Spam

Firstly, I must acknowledge and thank my friend Russell for putting this page together. This page (his really - I just borrowed it) documents some of the things that I have been doing to combat SPAM in my inbox. Hopefully some of these things become useful to other people.

My email signature

You're probably visiting this page for the first time if you got an email from me, and wondered what that cryptic thing at the bottom of it was. Allow me to explain... (if you're looking for cunning anti-spam measures, scroll down a bit)

echo http://matthew.jesuits.net/spam/ | sed 's,t/.*,t,;P;s,.*//,,;s,\.,@,;'

This line of near-gibberish is a bash (a type of Unix command line shell) command. It will probably work in a host of other shells, including the most basic sh. First, a bit about Unix "pipes". That bar that you see near the middle there (just before the sed) is called a pipe, and essentially connects the two programmes together. The output of the first command becomes the input of the second. Let's break it down a bit.

echo http://matthew.jesuits.net/spam/

echo is described in its (GNU) manual page like so: echo - display a line of text (the FreeBSD manual page says echo -- write arguments to the standard output). Yup, that is all it does... puts text onto the "standard output" (normally, the standard output for a programme is the terminal that you are typing the commands into, and "arguments" are the bits on the command line after the command name, in this case "http://matthew.jesuits.net/spam/" is the only argument to the echo command). Executing the above command would produce the output:

http://matthew.jesuits.net/spam/

echo is useful for creating some basic input for other programmes. In this example, we create some input for the sed programme, described in the FreeBSD man page as sed -- stream editor (the GNU sed man page has a useless description). echo's standard output is connected with sed's standard input by the shell, because of the pipe we put in there.

OK, so, now comes the hard bit... what does that gibberish after the sed do?

sed 's,t/.*,t,;P;s,.*//,,;s,\.,@,;'

sed edits streams. Anything flowing through pipes can be thought of as a stream. sed takes as its main argument a list of instructions. Can you spot the semi-colons in there? Those are the breaks between the instructions. OK, so lets break this down into a more readable form:

s,t/.*,t,;

P;

s,.*//,,;

s,\.,@,;

The first letter of the line signifies the sed instruction that we are going to use. In this case, they are all the "s" ("substitute") instruction, except for one, the "P" (print) instruction. The manual has this to say about the format of the s instruction:

s/regular expression/replacement/flags

A regular expression is just a set of characters which "match" another set of characters. I'll get to that just now. As you can see, I'm using a comma instead of a slash after the "s" (and at all the other points where a slash is needed). Almost any character can be used... I chose a comma because it was not used anywhere else in the regular expression or the replacement.

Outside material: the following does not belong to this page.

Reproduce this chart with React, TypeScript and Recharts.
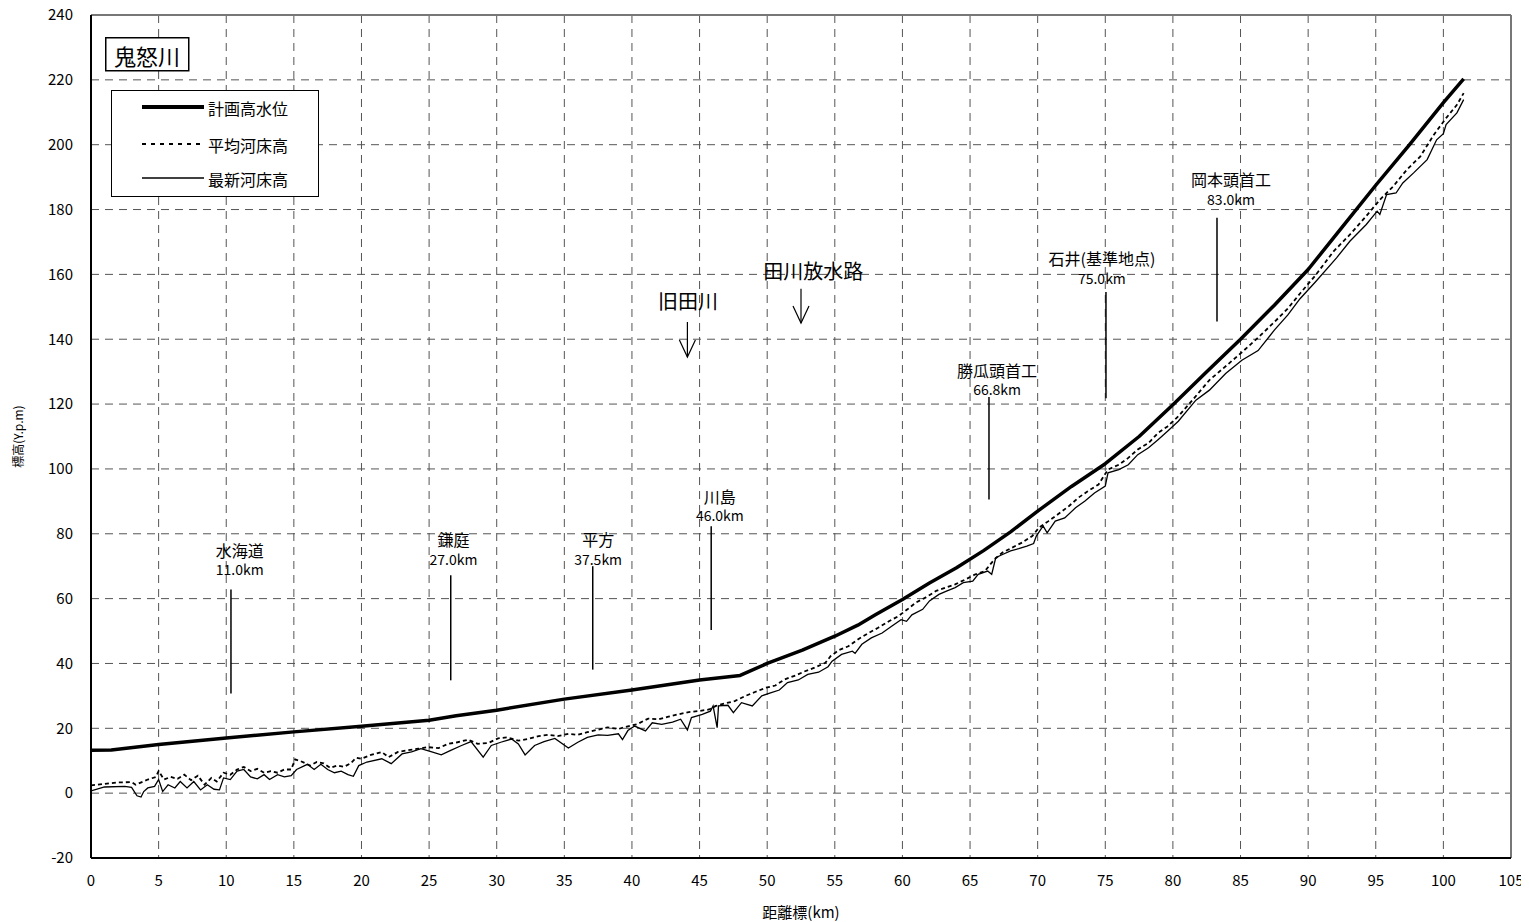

So, lets examine the three regular expressions, and their replacements, one by one...

s,t/.*,t,;

Here, the regular expression is t/.*. A dot in a regular expression has a special meaning. It means "match any character". The asterisk after it means "zero or more of the preceding thing". So, what this regular expression means is "a t, followed by a slash, followed by zero or more of any character. This will match the t/spam/ at the end of the URL. The replacement (thats the part between the second and the third commas) is "t". So, replace the t/spam/ with t, leaving us with http://matthew.jesuits.net

At this point, the P instruction is used, which prints out what is remaining in "pattern space". ie, print out my web site address, http://matthew.jesuits.net

s,.*//,,;

Here, we replace zero or more of anything followed by two slashes with nothing (there is nothing between the second and third commas). This leaves us with matthew.jesuits.net

s,\.,@,;

This last instruction is very simple. As I said just now, the "." matches any character. We can "escape" this, to match only a "." by preceding it with a backslash (\). So, the regular expression says "match a dot", and the instruction says "replace a dot with an at sign". sed only matches the first instance of the regular expression in the string. In other words, only the first dot will be replaced with an at sign, leaving my email address. This is what remains in "pattern space", and is automatically printed out by sed. Voila!

If you've followed this far, and aren't confused, I get to be proud of myself :) And, since you've just decoded my web site address and my email address (from the mail that you got from me :P), drop me a line, and let me know what you think of this explanation. Feedback good. (And I promise to pass it onto Russell who deserves all the credit for this in the first place!)

Anti-Spam measures

This section is very much work-in-progress... I'll get there eventually.

I employ a few anti-spam measures both on my website, and in my communications with people, and, of course have a spam-filter protecting my inbox.

Never publishing email address

I never publish my email addresses, where possible.

Makes use of Google's Spam functions

Google offers great detection and filtering of Spam messages even before they reach my inbox.

SpamAssassin

SpamAssassin is a mail filter which helps to identify spam that gets into my mail box on my computer.